1969; John Lennon and Yoko Ono marry on the Rock of Gibraltar. 1995; Twelve people are killed and about 5,000 injured when the nerve gas sarin in released in a Tokyo underground station. Two days later police raid the offices of the Aum Shinri Kyo religious sect. 2003; The US-led War on Iraq begins with air strikes against Baghdad.
Picture Of The Day: Feel like dropping out of school? Go ahead! In the interim and as a public service, I've found some jobs you might have a chance of getting without an education. That's today's theme my little child rearers. Have your potential dropouts take a good look at some of the cool jobs they can count on. Hey, it makes the job market a little better and less competitive for the rest of us.
Birthdays: Henrik Ibse, Norwegian dramatist 1828, Michael Redgrave, British stage and film actor 1908, Sviatislav Richter, Ukrainian pianist 1915, Vera Lynn, professional name of Dame Vera Margaret Lewis, born Vera Margaret Welch, British singer 1917, Spike Lee, American film-maker 1957.
Printable Things I Never Told You: 1) I believe that experience is a wonderful thing. It enables you to recognize a mistake when you make it again. 2) My first lesson learned from diving from the high dive into the local pool was that the drawstrings on my bathing suit have a very useful purpose. 3) As I have grown older, one of my favorite games is "hide and go pee." 4) I believe that nothing is foolproof to a sufficiently talented fool. 5) I've never owned a slave, or was a slave. I didn't wander forty years in the desert after getting chased out of Egypt. I haven't burned any witches or been persecuted by the Turks and neither have you, so shut up already.
The Hits Just Keep On Coming:
You Know You're Getting Old When: Your sweetheart says, "Let's go upstairs and make love," and you answer, "Pick one, I can't do both!" A sexy babe catches your eye and your pacemaker opens the garage door. Your friends compliment you on your new alligator shoes and you're barefoot. You don't care where your spouse goes, just as long as you don't have to go along. Going bra-less pulls all the wrinkles out of your face. Getting "a little action" means you don't need to take any fiber today. You are cautioned to slow down by the doctor instead of by the police. An "all-nighter" means not getting up to pee. Getting lucky means you find your car in the parking lot.
An elderly man was headed home in his car one evening, swerving and weaving on the road, when he was stopped by a policeman. The cop said, "Have you been drinking tonight, sir?" The man replied, "Well, I may have had a pint or two. Why do you ask?"
The policeman said, "Sir, your wife fell out of the car about a mile back." The old man said, "Oh, thank goodness, I thought I'd gone deaf!" Jacob, age 92, and Rebecca, age 89, are all excited about their decision to get married. They go for a stroll to discuss the wedding and on the way they pass a drugstore. Jacob suggests they go in. Jacob addresses the man behind the counter and asks, "Are you the owner?" The pharmacist answers "Yes". Jacob says "Do you sell heart medication?" The Pharmacist says "Of course we do."

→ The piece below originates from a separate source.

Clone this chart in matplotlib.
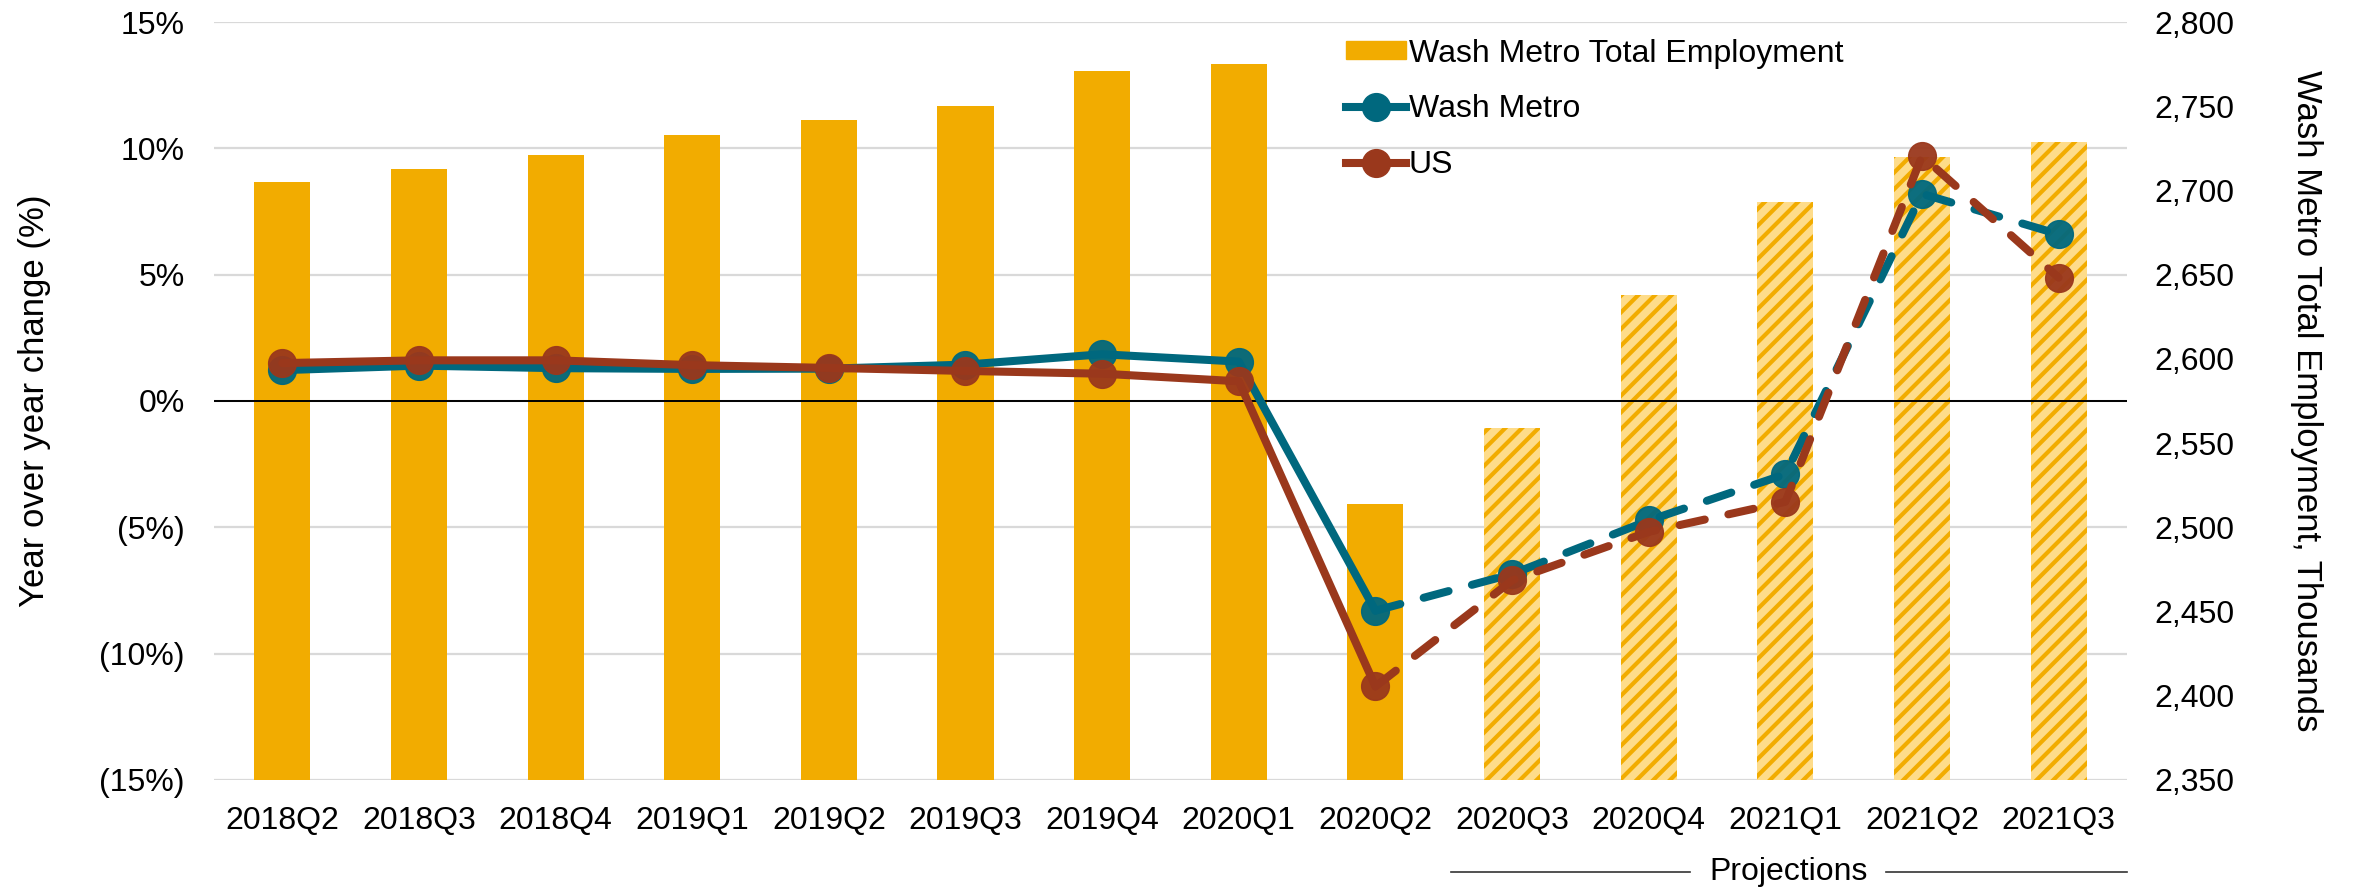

Jacob says "How about medicine for circulation?" The Pharmacist replies "All kinds." Jacob says, How about "Medicine for rheumatism, scoliosis, Viagra, memory problems, arthritis, and Jaundice?" The Pharmacist "Yes, a large variety. This is a drugstore."
Jacob says "What about vitamins, sleeping pills, Geritol, antidotes for Parkinson's disease, wheelchairs and walkers?" The Pharmacist becomes frustrated and says, "We have everything. Why do you ask?"
Jacob says to the pharmacist, "Well, we're getting married and we'd like to use this store as our Bridal Registry!"
That's it for today my little chickadees. Have a great weekend and more on Monday.